YESTERDAYS IN THE PHILIPPINES
I
Leaving “God’s Country”—Hong Kong—Crossing to Luzon—Manila Bay—First View of the City—Earthquake Precautions—Balconies and Window-Gratings—The River Pasig—Promenade of the Malecon—The Old City—The Puente de España—Population—A Philippine Bed—The English Club—The Luneta—A Christmas Dinner at the Club.
“I wouldn’t give much for your chances of coming back unboxed,” said the Captain to me, as the China steamed out from the Golden Gate on the twenty-five day voyage to Hong Kong via Honolulu and Yokohama.
“That’s God’s country we’re leaving behind, sure enough,” said he, “and you’ll find it out after a week or two in the Philippines. There’s Howe came back with us last trip from there; almost shuffled off on the way. Spent half a year in Manila with small-pox, fever, snakes, typhoons, and earthquakes, and had to be carried aboard ship at Hong Kong and off at ’Frisco. Guess he’s about done for all right.”

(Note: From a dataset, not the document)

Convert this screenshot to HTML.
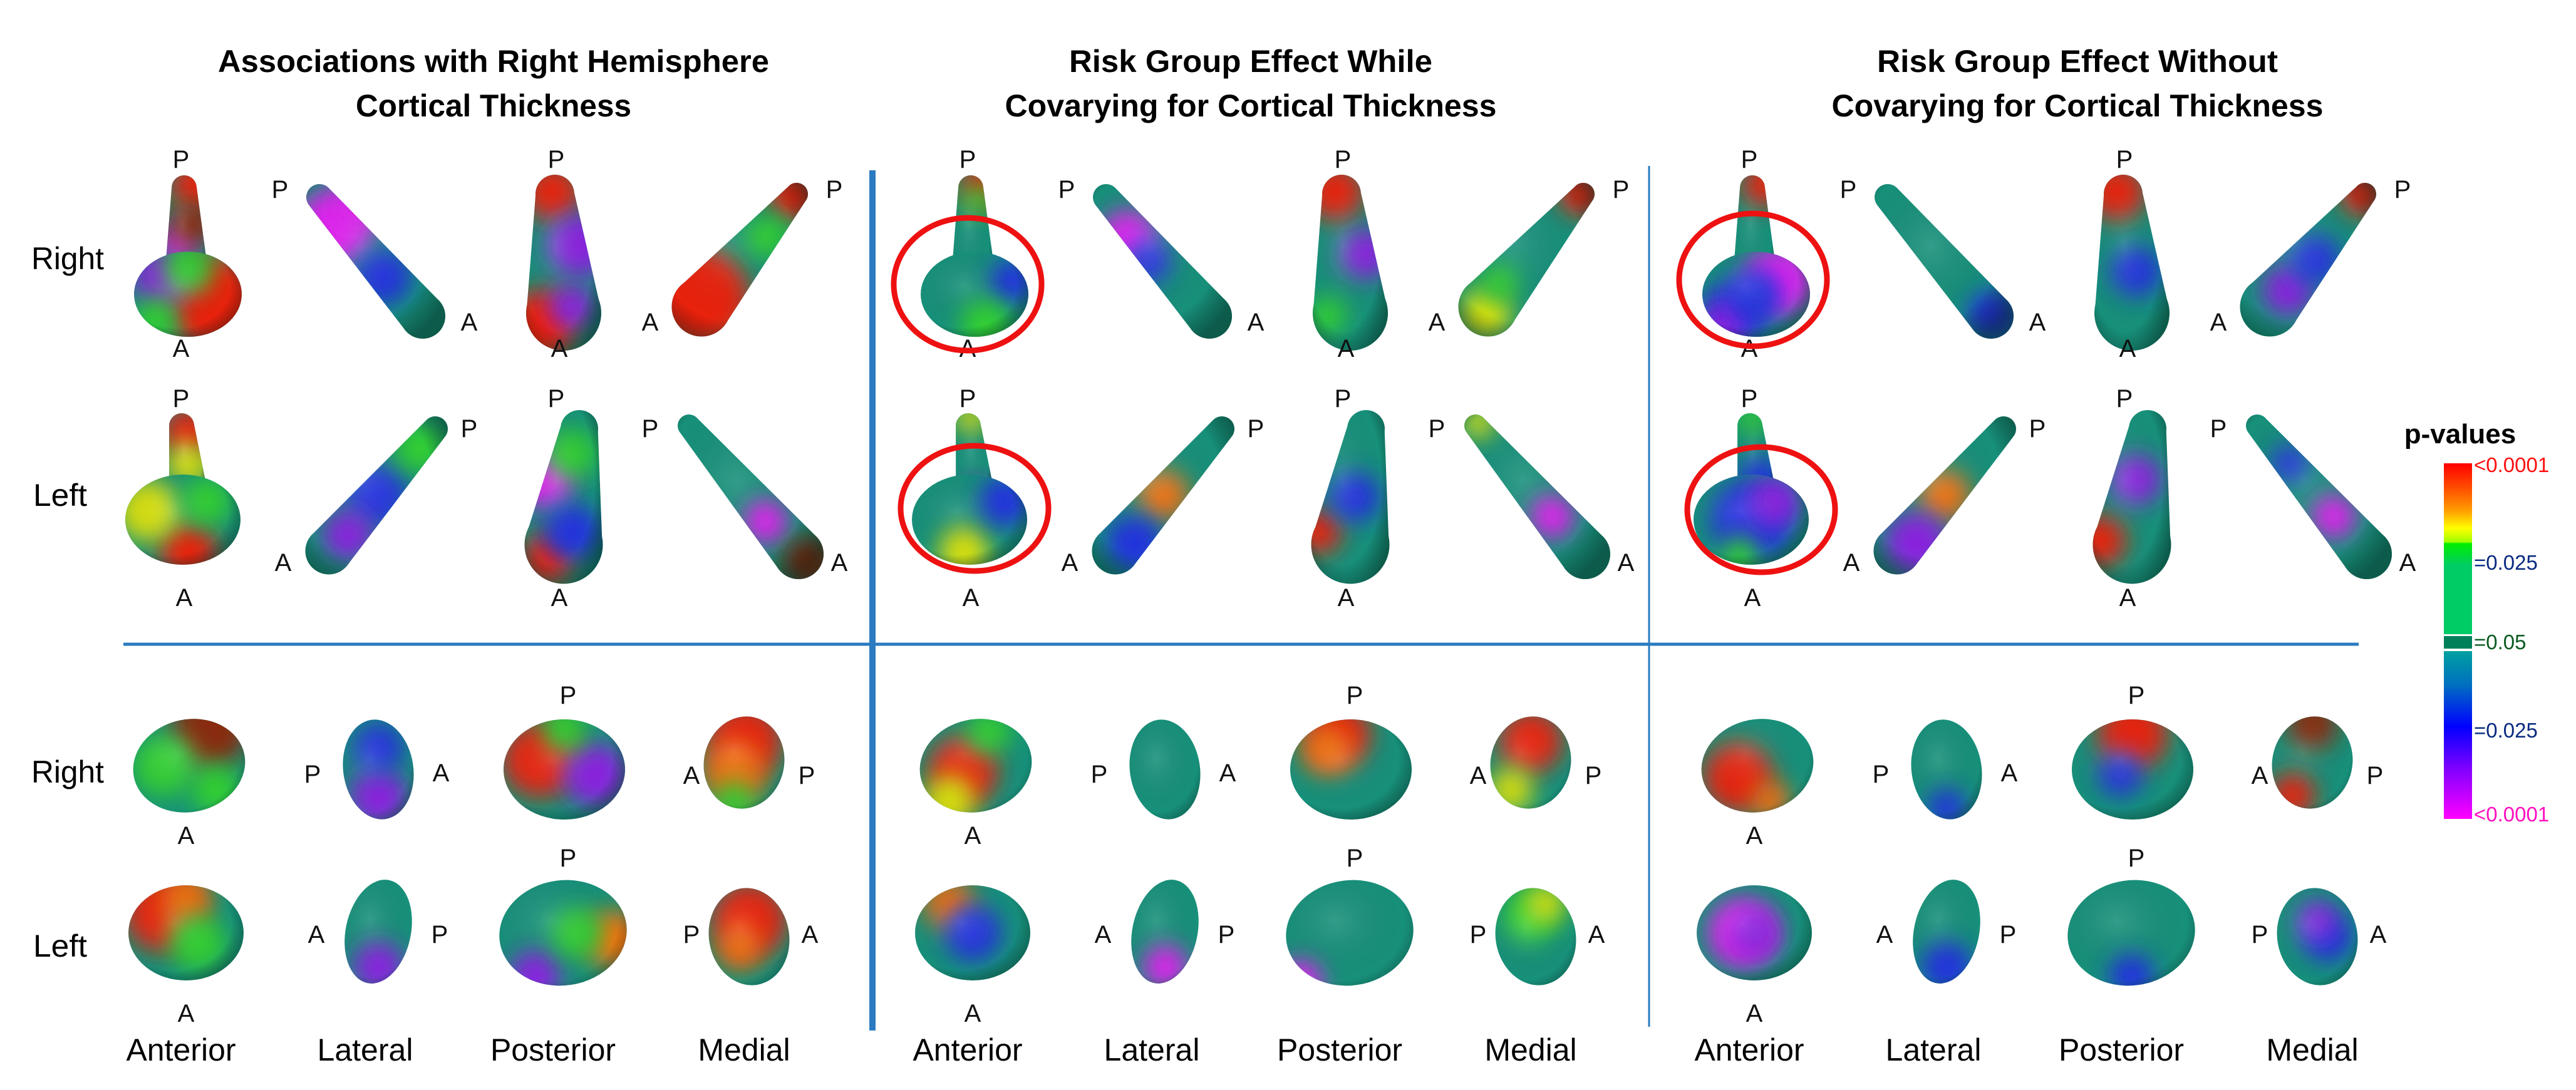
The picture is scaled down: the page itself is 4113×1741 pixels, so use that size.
<!DOCTYPE html>
<html><head><meta charset="utf-8">
<style>
html,body{margin:0;padding:0;background:#fff;}
svg{display:block;}
text{font-family:"Liberation Sans",sans-serif;}
</style></head>
<body>
<svg id="fig" width="4113" height="1741" viewBox="0 0 4113 1741" xmlns="http://www.w3.org/2000/svg">
<defs>
  <filter id="blur" x="-50%" y="-50%" width="200%" height="200%"><feGaussianBlur stdDeviation="18"/></filter>
  <linearGradient id="pgrad" x1="0" y1="0" x2="0" y2="1">
    <stop offset="0" stop-color="#ff0000"/>
    <stop offset="0.15" stop-color="#ff5000"/>
    <stop offset="0.28" stop-color="#ffa000"/>
    <stop offset="0.38" stop-color="#ffff00"/>
    <stop offset="0.46" stop-color="#a0ff00"/>
    <stop offset="0.47" stop-color="#00ee00"/>
    <stop offset="0.60" stop-color="#00cc66"/>
  </linearGradient>
  <linearGradient id="ngrad" x1="0" y1="0" x2="0" y2="1">
    <stop offset="0" stop-color="#00a0a0"/>
    <stop offset="0.2" stop-color="#0070c0"/>
    <stop offset="0.45" stop-color="#0000ff"/>
    <stop offset="0.7" stop-color="#8000ff"/>
    <stop offset="1" stop-color="#ff00ff"/>
  </linearGradient>
  <radialGradient id="shade" cx="0.4" cy="0.4" r="0.7">
    <stop offset="0" stop-color="#ffffff" stop-opacity="0.12"/>
    <stop offset="0.7" stop-color="#000000" stop-opacity="0"/>
    <stop offset="1" stop-color="#001a10" stop-opacity="0.45"/>
  </radialGradient>
</defs>

<g font-weight="bold" font-size="50" text-anchor="middle" fill="#000">
  <text x="788" y="115" textLength="880" lengthAdjust="spacingAndGlyphs">Associations with Right Hemisphere</text>
  <text x="788" y="186" textLength="440" lengthAdjust="spacingAndGlyphs">Cortical Thickness</text>
</g>
<g font-weight="bold" font-size="50" text-anchor="middle" fill="#000">
  <text x="1997" y="115" textLength="580" lengthAdjust="spacingAndGlyphs">Risk Group Effect While</text>
  <text x="1997" y="186" textLength="785" lengthAdjust="spacingAndGlyphs">Covarying for Cortical Thickness</text>
</g>
<g font-weight="bold" font-size="50" text-anchor="middle" fill="#000">
  <text x="3317" y="115" textLength="640" lengthAdjust="spacingAndGlyphs">Risk Group Effect Without</text>
  <text x="3317" y="186" textLength="785" lengthAdjust="spacingAndGlyphs">Covarying for Cortical Thickness</text>
</g>

<line x1="1393" y1="272" x2="1393" y2="1646" stroke="#2a7bc0" stroke-width="10"/>
<line x1="2633" y1="265" x2="2633" y2="1640" stroke="#2a7bc0" stroke-width="3"/>
<line x1="197" y1="1029" x2="3766" y2="1029" stroke="#2a7bc0" stroke-width="5"/>

<g font-size="50" fill="#000" text-anchor="middle">
  <text x="108" y="430" textLength="116" lengthAdjust="spacingAndGlyphs">Right</text>
  <text x="96" y="808" textLength="86" lengthAdjust="spacingAndGlyphs">Left</text>
  <text x="108" y="1250" textLength="116" lengthAdjust="spacingAndGlyphs">Right</text>
  <text x="96" y="1528" textLength="86" lengthAdjust="spacingAndGlyphs">Left</text>
</g>

<g id="shapes"></g>
<g id="letters" font-size="40" fill="#111" text-anchor="middle"></g>
<g id="views" font-size="50" fill="#000" text-anchor="middle"></g>

<g fill="none" stroke="#ee1111" stroke-width="9">
  <ellipse cx="1545" cy="454" rx="118" ry="106"/>
  <ellipse cx="1556" cy="812" rx="118" ry="100"/>
  <ellipse cx="2799" cy="447" rx="118" ry="106"/>
  <ellipse cx="2812" cy="814" rx="118" ry="100"/>
</g>

<g>
  <text x="3928" y="708" font-size="44" font-weight="bold" text-anchor="middle">p-values</text>
  <rect x="3902" y="740" width="45" height="273" fill="url(#pgrad)"/>
  <rect x="3902" y="1016" width="45" height="20" fill="#00805a"/>
  <rect x="3902" y="1040" width="45" height="268" fill="url(#ngrad)"/>
  <g font-size="33">
    <text x="3950" y="754" fill="#ff1010">&lt;0.0001</text>
    <text x="3950" y="910" fill="#0a2a80">=0.025</text>
    <text x="3950" y="1037" fill="#0a5a20">=0.05</text>
    <text x="3950" y="1178" fill="#0a2a80">=0.025</text>
    <text x="3950" y="1312" fill="#ff10c0">&lt;0.0001</text>
  </g>
</g>

<script>
const NS='http://www.w3.org/2000/svg';
const R='#e8200a',O='#f07010',Y='#d8e010',G='#30d030',B='#2030e0',M='#e020f0',P='#8a20e0',D='#0a4a30',BR='#8a2a10';
const colOffsets=[0,1256,2504];
const viewNames=['Anterior','Lateral','Posterior','Medial'];
const viewX=[289,583,883,1188];
const colNames=['col1','col2','col3'];
const letterX=[289,289,447,749,888,893,1038,1332, 289,294,749,452,888,893,1038,1340, 297,499,704,907,1104,1288, 297,505,702,907,1104,1293];
const letterY=[268,570,316,528,268,570,528,316, 650,968,698,912,650,968,698,912, 1348,1250,1248,1124,1252,1252, 1632,1506,1506,1384,1506,1506];
const letterT=['P','A','P','A','P','A','A','P', 'P','A','P','A','P','A','P','A', 'A','P','A','P','A','P', 'A','A','P','P','P','A'];

const geom=[
 ['tube',[294,300,298,440,40,70]], ['ell',[300,470,86,68,0]],
 ['tube',[510,315,675,505,42,72]],
 ['tube',[886,310,900,500,62,120]],
 ['tube',[1272,310,1120,490,36,95]],
 ['tube',[290,680,300,780,40,60]], ['ell',[292,830,92,72,0]],
 ['tube',[695,685,525,880,40,75]],
 ['tube',[925,685,900,870,60,125]],
 ['tube',[1100,680,1275,885,36,80]],
 ['ell',[302,1223,90,74,-12]],
 ['ell',[604,1229,56,80,-8]],
 ['ell',[901,1229,97,80,0]],
 ['ell',[1188,1218,64,74,12]],
 ['ell',[297,1490,92,76,0]],
 ['ell',[604,1488,52,84,12]],
 ['ell',[899,1490,102,84,-8]],
 ['ell',[1196,1496,64,78,-10]]
];
const blobs=[
 [
  [[0.7,0.08,40,R],[0.3,0.55,30,M],[0.6,0.4,35,BR]],
  [[0.75,0.6,75,R],[0.25,0.3,45,P],[0.5,0.2,40,G],[0.2,0.8,35,G]],
  [[0.2,0.28,60,M],[0.55,0.6,45,B],[0.35,0.15,35,M]],
  [[0.35,0.1,45,R],[0.7,0.4,50,P],[0.2,0.85,55,R],[0.6,0.75,35,P]],
  [[0.2,0.75,80,R],[0.9,0.08,40,R],[0.7,0.35,35,G]],
  [[0.5,0.2,40,R],[0.5,0.55,35,Y]],
  [[0.55,0.85,45,R],[0.2,0.4,50,Y],[0.7,0.3,40,G]],
  [[0.5,0.5,50,B],[0.3,0.75,40,P],[0.8,0.2,40,G]],
  [[0.25,0.4,45,M],[0.6,0.25,40,G],[0.3,0.85,40,R],[0.6,0.7,45,B]],
  [[0.6,0.65,35,M],[0.9,0.9,40,BR]],
  [[0.65,0.2,60,BR],[0.3,0.5,50,G],[0.7,0.7,40,G]],
  [[0.5,0.75,45,P],[0.5,0.3,40,B]],
  [[0.3,0.4,60,R],[0.75,0.55,50,P],[0.5,0.1,35,G]],
  [[0.5,0.3,60,R],[0.4,0.6,50,O],[0.4,0.85,30,G]],
  [[0.3,0.3,60,R],[0.5,0.15,40,O],[0.6,0.6,45,G]],
  [[0.5,0.8,40,P]],
  [[0.85,0.55,45,O],[0.3,0.85,40,P],[0.6,0.5,40,G]],
  [[0.5,0.35,60,R],[0.4,0.6,35,O]]
 ],
 [
  [[0.7,0.08,35,R],[0.6,0.2,25,G]],
  [[0.85,0.35,35,B],[0.6,0.85,40,G]],
  [[0.25,0.35,45,M],[0.4,0.5,35,B]],
  [[0.3,0.1,45,R],[0.7,0.45,40,P],[0.2,0.8,30,G]],
  [[0.9,0.07,35,R],[0.2,0.85,40,Y],[0.3,0.65,30,G]],
  [[0.4,0.05,25,Y],[0.6,0.95,30,P]],
  [[0.45,0.85,40,Y],[0.8,0.3,40,B]],
  [[0.5,0.5,40,O],[0.3,0.8,45,B]],
  [[0.1,0.7,35,R],[0.55,0.5,40,B]],
  [[0.6,0.62,35,M],[0.1,0.05,25,Y]],
  [[0.4,0.55,55,R],[0.3,0.8,40,Y],[0.6,0.2,35,G]],
  [],
  [[0.4,0.15,50,R],[0.3,0.3,40,O]],
  [[0.5,0.3,50,R],[0.3,0.75,35,Y]],
  [[0.3,0.2,40,O],[0.5,0.5,45,B]],
  [[0.5,0.8,35,M]],
  [[0.15,0.9,35,M]],
  [[0.45,0.3,45,G],[0.6,0.2,30,Y]]
 ],
 [
  [[0.7,0.08,35,R]],
  [[0.7,0.35,55,M],[0.3,0.7,50,B],[0.2,0.85,35,P],[0.5,0.5,40,B]],
  [[0.85,0.85,40,B]],
  [[0.3,0.1,45,R],[0.55,0.55,40,B]],
  [[0.9,0.07,35,R],[0.35,0.7,40,P],[0.55,0.5,40,B]],
  [[0.4,0.05,25,G],[0.6,0.7,35,B]],
  [[0.5,0.5,65,B],[0.7,0.3,40,P],[0.4,0.9,30,G]],
  [[0.5,0.5,40,O],[0.3,0.8,50,P]],
  [[0.1,0.75,40,R],[0.55,0.4,40,P]],
  [[0.6,0.62,35,M],[0.3,0.3,30,B]],
  [[0.35,0.6,55,R],[0.6,0.8,30,O]],
  [[0.5,0.85,30,B]],
  [[0.5,0.15,55,R],[0.4,0.55,35,B]],
  [[0.5,0.15,40,BR],[0.3,0.8,35,R]],
  [[0.4,0.5,55,M],[0.5,0.5,40,P]],
  [[0.5,0.8,40,B]],
  [[0.5,0.85,35,B]],
  [[0.6,0.5,40,B],[0.5,0.35,30,P]]
 ]
];

function mk(tag,attrs,parent){const e=document.createElementNS(NS,tag);for(const k in attrs)e.setAttribute(k,attrs[k]);parent.appendChild(e);return e;}
// returns list of [tag, attrs] primitives forming the shape
function shapeParts(t,p,dx){
  if(t==='ell'){
    const [cx,cy,rx,ry,rot]=p;
    return [['ellipse',{cx:cx+dx,cy,rx,ry,transform:`rotate(${rot} ${cx+dx} ${cy})`}]];
  }
  const [x1,y1,x2,y2,w1,w2]=p;
  const X1=x1+dx,X2=x2+dx;
  const L=Math.hypot(X2-X1,y2-y1),nx=-(y2-y1)/L,ny=(X2-X1)/L;
  const pts=[[X1+nx*w1/2,y1+ny*w1/2],[X2+nx*w2/2,y2+ny*w2/2],[X2-nx*w2/2,y2-ny*w2/2],[X1-nx*w1/2,y1-ny*w1/2]];
  return [
    ['polygon',{points:pts.map(q=>q.join(',')).join(' ')}],
    ['circle',{cx:X1,cy:y1,r:w1/2}],
    ['circle',{cx:X2,cy:y2,r:w2/2}]
  ];
}

const shapes=document.getElementById('shapes');
const defs=document.querySelector('defs');
let uid=0;
colOffsets.forEach((dx,ci)=>{
  geom.forEach((g,si)=>{
    const parts=shapeParts(g[0],g[1],dx);
    const grp=mk('g',{},shapes);
    
    
    const id='cp'+(uid++);
    const cp=mk('clipPath',{id:id},defs);
    const baseG=mk('g',{fill:'#17907a'},grp);
    parts.forEach(pt=>{mk(pt[0],pt[1],cp);mk(pt[0],pt[1],baseG);});
    const bb=baseG.getBBox();
    const inner=mk('g',{'clip-path':`url(#${id})`},grp);
    blobs[ci][si].forEach(bl=>{
      const c=mk('circle',{cx:bb.x+bl[0]*bb.width,cy:bb.y+bl[1]*bb.height,r:bl[2],fill:bl[3],filter:'url(#blur)'},inner);
      
      
    });
    mk('rect',{x:bb.x,y:bb.y,width:bb.width,height:bb.height,fill:'url(#shade)'},inner);
  });
});

const letters=document.getElementById('letters');
colOffsets.forEach((dx,ci)=>{
  letterX.forEach((x,i)=>{
    const t=mk('text',{x:x+dx,y:letterY[i]},letters);
    
    
    t.textContent=letterT[i];
  });
});
const views=document.getElementById('views');
colOffsets.forEach((dx,ci)=>{
  viewNames.forEach((v,i)=>{
    const t=mk('text',{x:viewX[i]+dx,y:1694},views);
    
    
    t.textContent=v;
  });
});
</script>
</svg>
</body></html>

And as Howe happened to be the unfortunate whose place in Manila I was going to take, you know, I heeded the skipper’s advice and looked with more fervor on God’s country than I had for some days. For it was a dusty trip across country from Boston on the Pacific express; and because babies are my pet aversion every mother’s son of them aboard the train was quartered in my car—three families moving West to grow up with the country, and all of them occupying the three sections nearest mine. I got so weary of the five cooing, coughing, crying “clouds-of-glory-trailers,” that it seemed a relief at San Francisco to wash off the dust of the Middle West and get aboard the P. M. S. Company’s steamer China bound for the far East.
But the Captain, like the whistle, was somewhat of a blower, and liked to make me and the missionaries aboard feel we were leaving behind all that was desirable. And how he bothered the twoscore or more of them bound for the up-river ports of Middle China! When, after leaving the Sandwich Islands, the voyage had proceeded far enough for everybody on the passenger-list to get fairly well acquainted with his neighbors, these spreaders of the gospel followed the custom established by their predecessors and made plans for a Sunday missionary service. Without so much as asking leave of the skipper, they posted in the companion-way the following notice:
Service in the Saloon,
Sunday, 10 A.M.
Rev. X. Y. Z. Smith, of Wang-kiang, China, will speak on mission work on the Upper Yangtse.